● TASK GOAL: Retype the opening lines of the listing below, ending with the line that contains "const xDecades = [-3, -2, -1, 0, 1, 2];", and leave out any pictures.

+++ COLLECTED DATA +++

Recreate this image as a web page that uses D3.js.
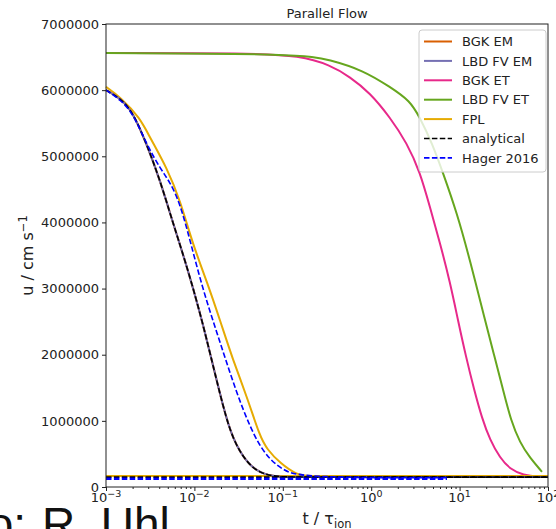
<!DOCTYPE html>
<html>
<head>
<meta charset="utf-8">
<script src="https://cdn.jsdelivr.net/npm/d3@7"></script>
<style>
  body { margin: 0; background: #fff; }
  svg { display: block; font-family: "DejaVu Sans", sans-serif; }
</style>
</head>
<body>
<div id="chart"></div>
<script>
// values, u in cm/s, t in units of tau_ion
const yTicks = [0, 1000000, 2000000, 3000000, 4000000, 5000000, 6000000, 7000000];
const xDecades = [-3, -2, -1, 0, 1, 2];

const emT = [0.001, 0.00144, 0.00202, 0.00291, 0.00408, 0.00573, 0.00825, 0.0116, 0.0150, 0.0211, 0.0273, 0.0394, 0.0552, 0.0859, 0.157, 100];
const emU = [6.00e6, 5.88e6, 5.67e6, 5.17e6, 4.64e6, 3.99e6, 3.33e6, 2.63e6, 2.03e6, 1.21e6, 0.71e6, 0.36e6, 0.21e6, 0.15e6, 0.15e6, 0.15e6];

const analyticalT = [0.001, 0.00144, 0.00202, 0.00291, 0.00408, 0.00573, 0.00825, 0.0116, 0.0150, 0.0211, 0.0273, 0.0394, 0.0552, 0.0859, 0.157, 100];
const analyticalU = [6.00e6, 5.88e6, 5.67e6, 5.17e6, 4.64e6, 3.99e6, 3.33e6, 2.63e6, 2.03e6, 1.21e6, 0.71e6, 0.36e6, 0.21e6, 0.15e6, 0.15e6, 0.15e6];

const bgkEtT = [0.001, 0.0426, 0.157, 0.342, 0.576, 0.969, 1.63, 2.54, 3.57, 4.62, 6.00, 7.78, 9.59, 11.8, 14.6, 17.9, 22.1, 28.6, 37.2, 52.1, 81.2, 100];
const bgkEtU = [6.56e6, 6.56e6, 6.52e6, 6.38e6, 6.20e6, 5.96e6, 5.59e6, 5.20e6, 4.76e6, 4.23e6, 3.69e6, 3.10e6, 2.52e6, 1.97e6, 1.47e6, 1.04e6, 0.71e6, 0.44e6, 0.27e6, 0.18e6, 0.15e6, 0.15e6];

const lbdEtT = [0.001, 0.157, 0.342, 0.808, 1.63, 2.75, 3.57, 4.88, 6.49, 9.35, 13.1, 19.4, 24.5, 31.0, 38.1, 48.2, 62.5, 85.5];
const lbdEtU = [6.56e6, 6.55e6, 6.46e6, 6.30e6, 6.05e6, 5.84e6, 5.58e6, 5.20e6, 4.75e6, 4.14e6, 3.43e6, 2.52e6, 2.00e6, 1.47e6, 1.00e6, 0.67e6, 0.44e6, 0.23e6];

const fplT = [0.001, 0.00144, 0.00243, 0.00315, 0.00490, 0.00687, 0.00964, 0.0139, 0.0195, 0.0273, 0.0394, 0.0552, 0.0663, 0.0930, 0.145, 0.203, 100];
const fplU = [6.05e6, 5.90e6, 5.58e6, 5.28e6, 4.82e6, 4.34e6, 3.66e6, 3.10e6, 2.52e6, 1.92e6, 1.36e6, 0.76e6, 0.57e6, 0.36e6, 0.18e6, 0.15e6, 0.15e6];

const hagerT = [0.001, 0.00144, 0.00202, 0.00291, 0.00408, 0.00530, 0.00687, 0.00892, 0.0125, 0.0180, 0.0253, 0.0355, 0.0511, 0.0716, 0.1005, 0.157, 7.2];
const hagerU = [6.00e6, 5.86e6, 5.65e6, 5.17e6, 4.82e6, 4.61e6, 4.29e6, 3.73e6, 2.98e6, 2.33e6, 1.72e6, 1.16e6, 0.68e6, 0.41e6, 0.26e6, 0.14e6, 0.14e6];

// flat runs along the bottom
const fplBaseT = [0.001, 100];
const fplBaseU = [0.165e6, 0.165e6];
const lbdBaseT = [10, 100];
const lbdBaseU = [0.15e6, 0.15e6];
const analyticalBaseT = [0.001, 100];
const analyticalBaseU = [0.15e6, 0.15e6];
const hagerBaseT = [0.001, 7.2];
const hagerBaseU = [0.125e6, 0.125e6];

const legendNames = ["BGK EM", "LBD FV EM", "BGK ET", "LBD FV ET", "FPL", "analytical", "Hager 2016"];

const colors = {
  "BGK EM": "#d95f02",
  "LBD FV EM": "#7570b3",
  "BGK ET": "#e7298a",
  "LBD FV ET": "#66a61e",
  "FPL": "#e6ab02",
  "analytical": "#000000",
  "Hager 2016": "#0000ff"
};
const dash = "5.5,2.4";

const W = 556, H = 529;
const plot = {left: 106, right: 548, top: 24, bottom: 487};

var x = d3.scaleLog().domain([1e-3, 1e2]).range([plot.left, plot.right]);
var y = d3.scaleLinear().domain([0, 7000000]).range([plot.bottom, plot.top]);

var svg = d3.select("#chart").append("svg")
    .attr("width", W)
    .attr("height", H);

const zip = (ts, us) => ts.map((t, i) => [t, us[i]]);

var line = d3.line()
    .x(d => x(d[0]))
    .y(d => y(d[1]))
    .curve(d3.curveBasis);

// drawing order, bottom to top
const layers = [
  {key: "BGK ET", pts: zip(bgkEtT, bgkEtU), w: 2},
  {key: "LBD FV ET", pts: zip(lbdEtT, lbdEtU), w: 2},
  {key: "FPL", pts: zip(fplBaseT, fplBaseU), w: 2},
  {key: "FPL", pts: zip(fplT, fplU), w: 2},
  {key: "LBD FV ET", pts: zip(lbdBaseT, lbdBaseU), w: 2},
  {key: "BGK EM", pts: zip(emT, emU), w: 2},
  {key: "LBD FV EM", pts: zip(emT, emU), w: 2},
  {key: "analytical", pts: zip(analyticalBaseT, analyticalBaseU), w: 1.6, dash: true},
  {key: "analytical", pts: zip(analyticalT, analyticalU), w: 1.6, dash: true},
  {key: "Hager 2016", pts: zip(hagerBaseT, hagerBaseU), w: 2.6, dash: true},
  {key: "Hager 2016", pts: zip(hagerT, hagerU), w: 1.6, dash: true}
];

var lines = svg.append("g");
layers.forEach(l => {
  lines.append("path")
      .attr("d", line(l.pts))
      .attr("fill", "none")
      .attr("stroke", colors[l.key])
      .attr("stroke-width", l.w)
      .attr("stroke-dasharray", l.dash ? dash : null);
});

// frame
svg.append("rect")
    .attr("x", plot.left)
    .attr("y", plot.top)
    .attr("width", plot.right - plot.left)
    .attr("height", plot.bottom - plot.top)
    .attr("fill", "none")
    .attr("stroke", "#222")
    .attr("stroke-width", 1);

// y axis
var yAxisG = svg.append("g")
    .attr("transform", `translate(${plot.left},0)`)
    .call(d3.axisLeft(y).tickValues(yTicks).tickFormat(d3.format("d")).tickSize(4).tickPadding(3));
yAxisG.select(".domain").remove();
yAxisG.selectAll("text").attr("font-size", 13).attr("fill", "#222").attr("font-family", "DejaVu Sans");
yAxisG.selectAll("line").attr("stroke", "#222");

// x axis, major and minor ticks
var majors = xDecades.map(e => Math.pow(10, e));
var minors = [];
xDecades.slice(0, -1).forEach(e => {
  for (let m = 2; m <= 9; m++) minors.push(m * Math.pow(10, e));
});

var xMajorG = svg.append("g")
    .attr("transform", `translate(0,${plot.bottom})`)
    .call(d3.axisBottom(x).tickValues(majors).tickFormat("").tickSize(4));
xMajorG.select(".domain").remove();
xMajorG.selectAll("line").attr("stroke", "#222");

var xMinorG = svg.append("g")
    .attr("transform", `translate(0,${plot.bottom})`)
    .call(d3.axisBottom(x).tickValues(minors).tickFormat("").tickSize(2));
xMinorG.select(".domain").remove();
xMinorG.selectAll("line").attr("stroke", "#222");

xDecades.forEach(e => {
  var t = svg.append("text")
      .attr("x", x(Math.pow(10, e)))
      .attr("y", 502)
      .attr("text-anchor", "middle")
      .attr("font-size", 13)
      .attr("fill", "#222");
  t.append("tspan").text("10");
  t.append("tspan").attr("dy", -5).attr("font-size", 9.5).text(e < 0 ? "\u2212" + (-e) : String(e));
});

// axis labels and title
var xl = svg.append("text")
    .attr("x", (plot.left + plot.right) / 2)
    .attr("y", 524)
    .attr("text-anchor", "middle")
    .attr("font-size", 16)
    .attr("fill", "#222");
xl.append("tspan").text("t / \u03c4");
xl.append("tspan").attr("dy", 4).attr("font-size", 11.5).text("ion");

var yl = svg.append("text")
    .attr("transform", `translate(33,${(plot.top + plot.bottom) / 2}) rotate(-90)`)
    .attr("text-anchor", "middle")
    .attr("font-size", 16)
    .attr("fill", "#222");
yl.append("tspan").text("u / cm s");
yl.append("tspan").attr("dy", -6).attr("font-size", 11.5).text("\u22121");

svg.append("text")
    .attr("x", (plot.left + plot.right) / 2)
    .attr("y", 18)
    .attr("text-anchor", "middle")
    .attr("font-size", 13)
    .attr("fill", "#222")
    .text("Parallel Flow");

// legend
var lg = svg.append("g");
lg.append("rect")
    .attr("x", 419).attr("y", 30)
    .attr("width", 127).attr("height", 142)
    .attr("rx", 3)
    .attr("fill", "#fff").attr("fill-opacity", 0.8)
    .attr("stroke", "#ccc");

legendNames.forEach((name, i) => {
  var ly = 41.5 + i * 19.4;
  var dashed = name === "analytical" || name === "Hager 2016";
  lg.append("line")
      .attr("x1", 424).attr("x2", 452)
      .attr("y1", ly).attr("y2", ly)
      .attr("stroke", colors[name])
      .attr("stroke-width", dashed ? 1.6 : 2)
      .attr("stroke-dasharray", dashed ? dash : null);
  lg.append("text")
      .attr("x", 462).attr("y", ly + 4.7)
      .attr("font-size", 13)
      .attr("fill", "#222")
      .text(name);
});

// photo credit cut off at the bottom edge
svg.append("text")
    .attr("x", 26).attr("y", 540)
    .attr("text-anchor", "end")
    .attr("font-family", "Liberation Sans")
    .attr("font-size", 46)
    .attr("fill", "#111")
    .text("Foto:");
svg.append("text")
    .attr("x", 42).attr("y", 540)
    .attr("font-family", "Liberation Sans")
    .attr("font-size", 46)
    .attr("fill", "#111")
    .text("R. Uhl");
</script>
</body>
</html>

+++

● CORRECT RESPONSE:
Recreate this image as a web page that uses D3.js.
<!DOCTYPE html>
<html>
<head>
<meta charset="utf-8">
<script src="https://cdn.jsdelivr.net/npm/d3@7"></script>
<style>
  body { margin: 0; background: #fff; }
  svg { display: block; font-family: "DejaVu Sans", sans-serif; }
</style>
</head>
<body>
<div id="chart"></div>
<script>
// values, u in cm/s, t in units of tau_ion
const yTicks = [0, 1000000, 2000000, 3000000, 4000000, 5000000, 6000000, 7000000];
const xDecades = [-3, -2, -1, 0, 1, 2];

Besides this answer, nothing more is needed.